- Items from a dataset
※
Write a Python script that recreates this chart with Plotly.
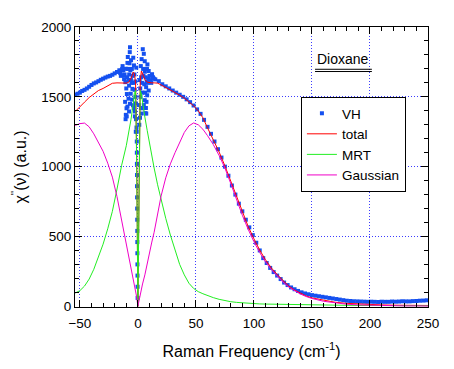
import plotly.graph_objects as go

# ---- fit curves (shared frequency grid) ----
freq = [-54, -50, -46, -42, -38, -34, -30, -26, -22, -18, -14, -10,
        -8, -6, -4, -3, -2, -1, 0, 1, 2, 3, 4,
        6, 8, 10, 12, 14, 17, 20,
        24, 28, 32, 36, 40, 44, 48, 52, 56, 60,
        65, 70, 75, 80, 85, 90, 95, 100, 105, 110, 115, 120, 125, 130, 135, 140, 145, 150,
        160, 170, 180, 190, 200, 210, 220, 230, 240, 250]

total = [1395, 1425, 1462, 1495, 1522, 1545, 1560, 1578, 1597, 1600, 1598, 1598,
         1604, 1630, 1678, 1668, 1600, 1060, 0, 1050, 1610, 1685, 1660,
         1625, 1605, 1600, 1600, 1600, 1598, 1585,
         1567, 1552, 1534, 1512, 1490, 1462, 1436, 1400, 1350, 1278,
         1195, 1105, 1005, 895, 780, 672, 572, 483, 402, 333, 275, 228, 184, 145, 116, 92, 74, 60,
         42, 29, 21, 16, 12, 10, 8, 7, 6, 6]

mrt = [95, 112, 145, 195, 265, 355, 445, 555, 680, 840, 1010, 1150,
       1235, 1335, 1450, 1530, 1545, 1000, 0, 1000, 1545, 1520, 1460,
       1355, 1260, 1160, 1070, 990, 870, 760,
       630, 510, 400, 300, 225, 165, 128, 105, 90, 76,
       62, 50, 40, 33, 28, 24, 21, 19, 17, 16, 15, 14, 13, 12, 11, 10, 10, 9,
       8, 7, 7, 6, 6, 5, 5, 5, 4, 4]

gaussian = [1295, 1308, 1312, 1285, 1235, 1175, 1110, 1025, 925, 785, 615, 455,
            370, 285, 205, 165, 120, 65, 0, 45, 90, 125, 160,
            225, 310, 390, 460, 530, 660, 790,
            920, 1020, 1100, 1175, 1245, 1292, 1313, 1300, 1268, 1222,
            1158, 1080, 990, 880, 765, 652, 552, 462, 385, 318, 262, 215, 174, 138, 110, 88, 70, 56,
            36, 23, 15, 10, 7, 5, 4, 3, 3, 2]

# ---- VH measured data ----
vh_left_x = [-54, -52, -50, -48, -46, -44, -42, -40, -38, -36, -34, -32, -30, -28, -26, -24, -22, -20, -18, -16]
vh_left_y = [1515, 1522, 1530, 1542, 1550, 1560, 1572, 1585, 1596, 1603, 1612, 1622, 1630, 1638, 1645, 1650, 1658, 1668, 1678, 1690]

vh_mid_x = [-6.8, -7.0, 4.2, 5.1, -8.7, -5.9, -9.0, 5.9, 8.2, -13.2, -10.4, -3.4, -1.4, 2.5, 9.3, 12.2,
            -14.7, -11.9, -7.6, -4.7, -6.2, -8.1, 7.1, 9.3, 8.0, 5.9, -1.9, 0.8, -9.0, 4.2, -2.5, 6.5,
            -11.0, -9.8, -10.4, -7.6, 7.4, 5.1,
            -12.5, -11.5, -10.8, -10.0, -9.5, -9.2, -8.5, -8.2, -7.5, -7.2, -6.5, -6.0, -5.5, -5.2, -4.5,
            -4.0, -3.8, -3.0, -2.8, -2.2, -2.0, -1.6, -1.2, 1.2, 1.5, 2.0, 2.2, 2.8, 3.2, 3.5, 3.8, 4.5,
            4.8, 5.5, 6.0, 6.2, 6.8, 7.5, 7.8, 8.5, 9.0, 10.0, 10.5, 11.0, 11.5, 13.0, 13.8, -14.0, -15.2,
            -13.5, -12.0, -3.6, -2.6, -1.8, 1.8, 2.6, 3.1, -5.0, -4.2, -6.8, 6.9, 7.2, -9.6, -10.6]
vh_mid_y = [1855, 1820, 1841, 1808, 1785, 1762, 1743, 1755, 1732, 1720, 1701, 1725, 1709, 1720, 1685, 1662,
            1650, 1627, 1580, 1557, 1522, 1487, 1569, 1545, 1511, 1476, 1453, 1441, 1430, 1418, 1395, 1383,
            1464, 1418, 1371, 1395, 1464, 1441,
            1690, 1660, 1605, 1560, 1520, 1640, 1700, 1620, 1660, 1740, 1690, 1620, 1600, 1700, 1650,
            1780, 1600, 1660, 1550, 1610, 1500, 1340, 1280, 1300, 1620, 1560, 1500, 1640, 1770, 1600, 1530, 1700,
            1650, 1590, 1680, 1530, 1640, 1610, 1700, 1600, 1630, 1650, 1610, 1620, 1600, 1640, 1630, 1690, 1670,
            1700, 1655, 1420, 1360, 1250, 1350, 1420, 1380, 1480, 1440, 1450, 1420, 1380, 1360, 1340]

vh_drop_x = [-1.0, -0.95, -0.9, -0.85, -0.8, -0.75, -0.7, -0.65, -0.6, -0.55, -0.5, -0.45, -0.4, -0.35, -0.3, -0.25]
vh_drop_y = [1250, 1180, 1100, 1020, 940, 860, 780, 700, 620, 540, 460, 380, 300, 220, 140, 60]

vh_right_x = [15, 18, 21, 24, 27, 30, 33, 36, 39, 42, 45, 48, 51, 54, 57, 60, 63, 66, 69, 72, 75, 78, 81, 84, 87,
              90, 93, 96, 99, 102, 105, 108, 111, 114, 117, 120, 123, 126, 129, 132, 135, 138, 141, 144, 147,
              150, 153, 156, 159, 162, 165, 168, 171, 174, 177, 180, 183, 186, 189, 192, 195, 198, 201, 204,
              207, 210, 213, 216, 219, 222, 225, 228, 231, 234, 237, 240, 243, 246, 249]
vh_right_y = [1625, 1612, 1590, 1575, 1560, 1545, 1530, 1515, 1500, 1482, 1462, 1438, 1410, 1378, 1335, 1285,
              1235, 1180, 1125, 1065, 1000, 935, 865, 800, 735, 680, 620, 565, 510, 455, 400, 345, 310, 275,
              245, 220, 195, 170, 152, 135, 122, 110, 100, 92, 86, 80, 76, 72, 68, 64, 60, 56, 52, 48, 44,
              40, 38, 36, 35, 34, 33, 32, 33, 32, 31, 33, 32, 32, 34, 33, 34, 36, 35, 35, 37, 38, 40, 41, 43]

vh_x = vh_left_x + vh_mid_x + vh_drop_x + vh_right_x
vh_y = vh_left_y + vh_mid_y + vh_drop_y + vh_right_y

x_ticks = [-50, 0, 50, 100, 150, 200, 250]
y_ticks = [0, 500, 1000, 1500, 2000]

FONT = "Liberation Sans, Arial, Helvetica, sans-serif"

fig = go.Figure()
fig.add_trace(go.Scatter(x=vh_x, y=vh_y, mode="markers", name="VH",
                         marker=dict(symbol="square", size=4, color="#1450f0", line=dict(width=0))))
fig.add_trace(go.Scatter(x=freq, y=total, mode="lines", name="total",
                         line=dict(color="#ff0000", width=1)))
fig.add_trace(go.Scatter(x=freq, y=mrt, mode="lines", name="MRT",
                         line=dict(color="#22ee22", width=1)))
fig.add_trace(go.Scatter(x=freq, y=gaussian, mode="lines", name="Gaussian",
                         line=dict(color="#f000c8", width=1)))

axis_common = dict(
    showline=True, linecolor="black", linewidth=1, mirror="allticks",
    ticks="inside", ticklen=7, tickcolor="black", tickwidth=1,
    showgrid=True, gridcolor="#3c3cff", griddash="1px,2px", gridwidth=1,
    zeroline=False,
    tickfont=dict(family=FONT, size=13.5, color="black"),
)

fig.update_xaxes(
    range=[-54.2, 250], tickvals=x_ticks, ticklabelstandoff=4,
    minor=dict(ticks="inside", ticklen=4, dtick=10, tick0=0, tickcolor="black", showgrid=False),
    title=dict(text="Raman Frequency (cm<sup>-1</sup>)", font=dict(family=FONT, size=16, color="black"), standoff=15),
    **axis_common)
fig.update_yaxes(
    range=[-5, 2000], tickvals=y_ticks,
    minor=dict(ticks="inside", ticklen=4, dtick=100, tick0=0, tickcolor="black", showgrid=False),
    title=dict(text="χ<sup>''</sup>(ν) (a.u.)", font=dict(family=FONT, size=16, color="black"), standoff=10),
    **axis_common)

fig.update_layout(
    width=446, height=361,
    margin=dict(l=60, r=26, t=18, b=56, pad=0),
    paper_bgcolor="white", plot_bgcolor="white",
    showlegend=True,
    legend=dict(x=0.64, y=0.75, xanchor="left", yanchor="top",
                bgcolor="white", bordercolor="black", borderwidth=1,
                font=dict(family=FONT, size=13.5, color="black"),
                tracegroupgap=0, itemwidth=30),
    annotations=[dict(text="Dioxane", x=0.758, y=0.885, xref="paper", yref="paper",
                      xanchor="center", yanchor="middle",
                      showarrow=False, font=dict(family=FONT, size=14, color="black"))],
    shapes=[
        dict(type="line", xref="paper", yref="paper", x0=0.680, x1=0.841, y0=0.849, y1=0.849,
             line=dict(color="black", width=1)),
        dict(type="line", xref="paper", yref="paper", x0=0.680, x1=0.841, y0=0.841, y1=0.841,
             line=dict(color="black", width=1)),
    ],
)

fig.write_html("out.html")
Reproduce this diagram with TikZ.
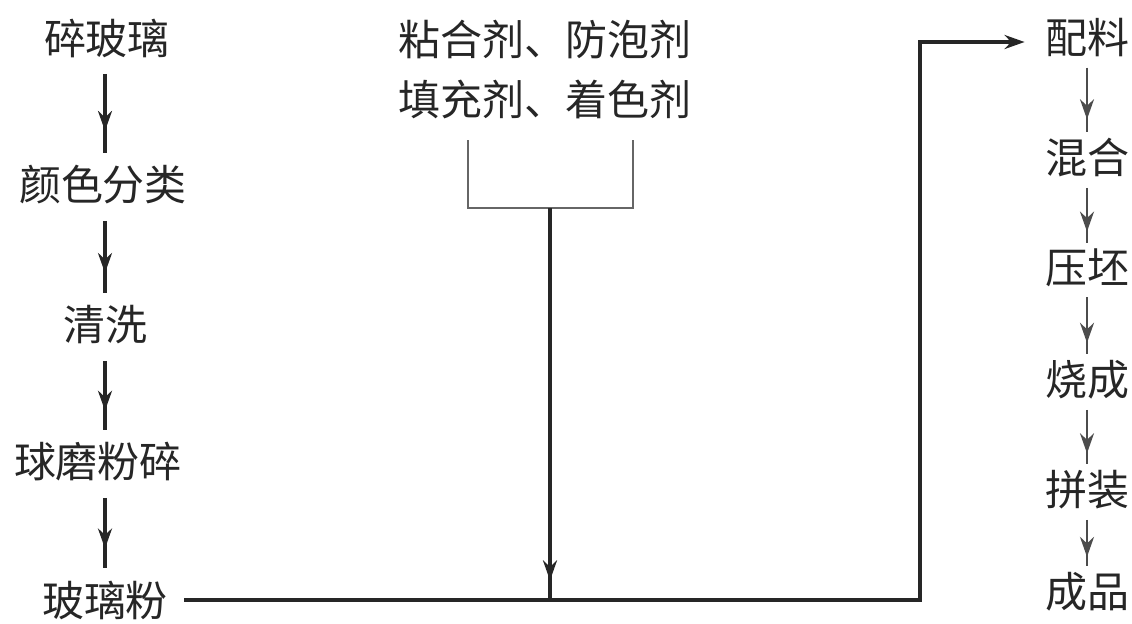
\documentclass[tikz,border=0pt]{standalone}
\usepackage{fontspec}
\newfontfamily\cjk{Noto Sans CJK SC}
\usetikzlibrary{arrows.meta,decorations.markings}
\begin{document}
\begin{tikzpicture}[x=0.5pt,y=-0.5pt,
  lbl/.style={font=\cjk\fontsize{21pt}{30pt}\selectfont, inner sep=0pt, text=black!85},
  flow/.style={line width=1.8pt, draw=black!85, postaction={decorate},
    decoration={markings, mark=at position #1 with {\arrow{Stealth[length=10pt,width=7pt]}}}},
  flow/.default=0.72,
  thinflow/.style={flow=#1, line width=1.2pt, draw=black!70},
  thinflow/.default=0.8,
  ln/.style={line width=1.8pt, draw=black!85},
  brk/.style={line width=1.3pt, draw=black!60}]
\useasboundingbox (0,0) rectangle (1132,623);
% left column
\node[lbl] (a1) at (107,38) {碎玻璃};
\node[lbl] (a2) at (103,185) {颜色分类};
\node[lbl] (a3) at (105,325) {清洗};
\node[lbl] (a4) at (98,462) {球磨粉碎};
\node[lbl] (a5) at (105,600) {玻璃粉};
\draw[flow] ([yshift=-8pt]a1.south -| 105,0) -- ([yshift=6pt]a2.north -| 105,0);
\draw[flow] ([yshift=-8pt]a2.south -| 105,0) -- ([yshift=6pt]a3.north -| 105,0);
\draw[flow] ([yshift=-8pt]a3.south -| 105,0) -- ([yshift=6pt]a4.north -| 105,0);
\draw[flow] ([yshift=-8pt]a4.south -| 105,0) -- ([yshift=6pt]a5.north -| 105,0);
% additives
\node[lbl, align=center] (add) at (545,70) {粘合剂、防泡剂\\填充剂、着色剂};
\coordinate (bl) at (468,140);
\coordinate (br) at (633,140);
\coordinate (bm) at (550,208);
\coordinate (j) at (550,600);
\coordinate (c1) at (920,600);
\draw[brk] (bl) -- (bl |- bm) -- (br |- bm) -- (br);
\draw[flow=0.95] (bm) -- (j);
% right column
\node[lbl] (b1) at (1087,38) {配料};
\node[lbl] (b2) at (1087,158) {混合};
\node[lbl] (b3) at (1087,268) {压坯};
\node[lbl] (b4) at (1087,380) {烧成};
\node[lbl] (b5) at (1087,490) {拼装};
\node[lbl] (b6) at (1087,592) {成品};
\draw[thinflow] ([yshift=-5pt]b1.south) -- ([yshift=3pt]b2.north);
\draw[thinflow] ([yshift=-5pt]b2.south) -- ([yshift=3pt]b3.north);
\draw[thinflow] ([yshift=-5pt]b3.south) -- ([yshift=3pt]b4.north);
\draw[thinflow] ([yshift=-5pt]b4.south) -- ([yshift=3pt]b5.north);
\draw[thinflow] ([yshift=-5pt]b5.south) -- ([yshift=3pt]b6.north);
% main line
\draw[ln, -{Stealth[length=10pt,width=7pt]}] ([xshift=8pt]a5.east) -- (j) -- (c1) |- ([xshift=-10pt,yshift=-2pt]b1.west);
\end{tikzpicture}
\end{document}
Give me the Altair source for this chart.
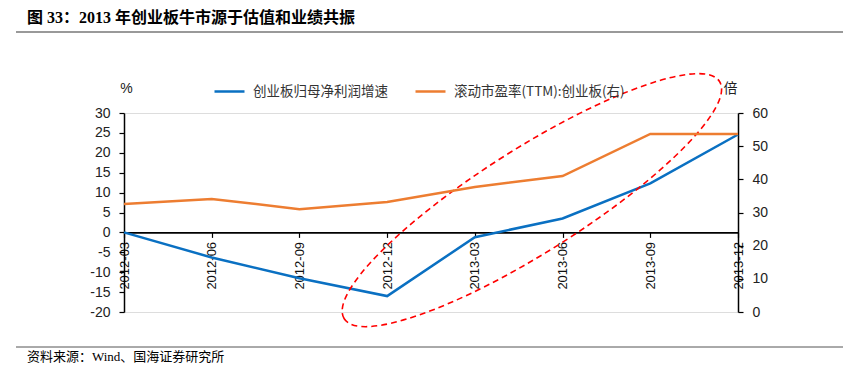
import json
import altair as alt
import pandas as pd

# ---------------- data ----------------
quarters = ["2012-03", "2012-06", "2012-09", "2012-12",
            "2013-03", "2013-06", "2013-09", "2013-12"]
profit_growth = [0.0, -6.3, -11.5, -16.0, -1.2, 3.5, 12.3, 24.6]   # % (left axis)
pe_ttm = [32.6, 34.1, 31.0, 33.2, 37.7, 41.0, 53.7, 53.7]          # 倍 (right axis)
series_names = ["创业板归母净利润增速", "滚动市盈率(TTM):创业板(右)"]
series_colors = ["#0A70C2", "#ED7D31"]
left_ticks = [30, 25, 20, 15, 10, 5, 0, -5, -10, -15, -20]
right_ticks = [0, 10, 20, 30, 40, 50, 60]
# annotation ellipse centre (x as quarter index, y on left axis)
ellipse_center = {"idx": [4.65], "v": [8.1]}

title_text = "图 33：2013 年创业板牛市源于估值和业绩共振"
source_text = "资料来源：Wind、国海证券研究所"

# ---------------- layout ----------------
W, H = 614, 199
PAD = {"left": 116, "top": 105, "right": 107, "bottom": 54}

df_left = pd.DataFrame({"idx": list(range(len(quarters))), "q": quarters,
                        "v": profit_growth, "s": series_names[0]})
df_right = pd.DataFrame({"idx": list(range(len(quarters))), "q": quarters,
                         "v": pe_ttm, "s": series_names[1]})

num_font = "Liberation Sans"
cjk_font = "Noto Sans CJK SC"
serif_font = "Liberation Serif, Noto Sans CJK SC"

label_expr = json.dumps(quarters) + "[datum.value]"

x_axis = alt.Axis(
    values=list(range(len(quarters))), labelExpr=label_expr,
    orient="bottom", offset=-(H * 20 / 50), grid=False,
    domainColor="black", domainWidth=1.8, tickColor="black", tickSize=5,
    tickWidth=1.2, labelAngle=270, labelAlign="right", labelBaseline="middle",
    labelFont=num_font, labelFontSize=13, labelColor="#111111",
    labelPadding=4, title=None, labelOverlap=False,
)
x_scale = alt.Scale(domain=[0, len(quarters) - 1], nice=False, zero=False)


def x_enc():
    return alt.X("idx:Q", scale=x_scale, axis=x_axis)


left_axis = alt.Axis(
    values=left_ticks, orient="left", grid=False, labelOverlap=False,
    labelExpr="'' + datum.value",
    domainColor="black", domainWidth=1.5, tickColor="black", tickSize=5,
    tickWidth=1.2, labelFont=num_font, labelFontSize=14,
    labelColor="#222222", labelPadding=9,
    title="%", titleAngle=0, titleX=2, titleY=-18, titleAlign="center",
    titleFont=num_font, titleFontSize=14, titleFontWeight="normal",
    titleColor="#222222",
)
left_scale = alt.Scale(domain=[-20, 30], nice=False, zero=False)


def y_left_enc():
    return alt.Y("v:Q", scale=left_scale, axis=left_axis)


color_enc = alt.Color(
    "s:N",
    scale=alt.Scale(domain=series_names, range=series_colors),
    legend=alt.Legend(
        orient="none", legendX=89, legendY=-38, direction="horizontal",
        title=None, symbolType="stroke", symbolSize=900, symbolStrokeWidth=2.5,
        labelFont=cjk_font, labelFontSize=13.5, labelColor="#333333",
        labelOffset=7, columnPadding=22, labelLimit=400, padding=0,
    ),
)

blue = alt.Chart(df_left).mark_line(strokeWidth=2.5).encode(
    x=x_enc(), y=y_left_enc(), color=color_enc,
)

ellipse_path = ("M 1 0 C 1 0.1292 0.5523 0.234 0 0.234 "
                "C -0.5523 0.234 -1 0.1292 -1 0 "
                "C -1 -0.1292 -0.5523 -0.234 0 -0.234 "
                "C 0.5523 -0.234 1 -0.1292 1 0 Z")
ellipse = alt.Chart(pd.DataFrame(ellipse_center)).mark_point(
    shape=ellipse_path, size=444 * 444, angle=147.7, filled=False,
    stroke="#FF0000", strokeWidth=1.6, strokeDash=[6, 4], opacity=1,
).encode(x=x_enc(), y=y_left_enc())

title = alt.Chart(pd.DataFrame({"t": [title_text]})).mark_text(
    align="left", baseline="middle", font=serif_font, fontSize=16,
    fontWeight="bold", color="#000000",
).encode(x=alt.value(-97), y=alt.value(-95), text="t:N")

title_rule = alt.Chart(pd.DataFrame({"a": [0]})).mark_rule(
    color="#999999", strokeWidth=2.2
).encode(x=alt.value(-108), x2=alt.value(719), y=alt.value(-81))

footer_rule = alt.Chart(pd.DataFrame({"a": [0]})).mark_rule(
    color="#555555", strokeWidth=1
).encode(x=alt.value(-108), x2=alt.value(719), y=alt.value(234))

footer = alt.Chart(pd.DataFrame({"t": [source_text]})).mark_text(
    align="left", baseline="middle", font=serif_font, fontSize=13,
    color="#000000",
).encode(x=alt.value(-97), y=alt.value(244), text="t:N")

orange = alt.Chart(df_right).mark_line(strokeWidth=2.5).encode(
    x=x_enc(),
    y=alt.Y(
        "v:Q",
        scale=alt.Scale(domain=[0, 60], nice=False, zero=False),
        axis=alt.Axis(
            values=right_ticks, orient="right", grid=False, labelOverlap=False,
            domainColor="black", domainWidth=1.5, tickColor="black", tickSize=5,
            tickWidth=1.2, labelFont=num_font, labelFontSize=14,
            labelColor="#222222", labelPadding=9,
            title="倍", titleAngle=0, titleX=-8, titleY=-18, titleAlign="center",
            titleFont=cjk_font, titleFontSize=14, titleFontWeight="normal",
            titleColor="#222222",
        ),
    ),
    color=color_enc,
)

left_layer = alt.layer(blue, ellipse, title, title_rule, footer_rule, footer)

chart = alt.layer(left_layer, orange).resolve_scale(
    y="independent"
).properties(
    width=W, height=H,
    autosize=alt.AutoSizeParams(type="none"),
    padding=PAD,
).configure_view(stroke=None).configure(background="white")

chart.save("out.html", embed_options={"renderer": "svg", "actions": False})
※
- WHAT IS ASKED
Only the lines from the top of the records through the line with "import plotly.graph_objects as go" belong in the copy; write them out exactly, leaving out pictures.

- EXERCISE OUTPUT
Write a Python script that recreates this chart with Plotly.
import plotly.graph_objects as go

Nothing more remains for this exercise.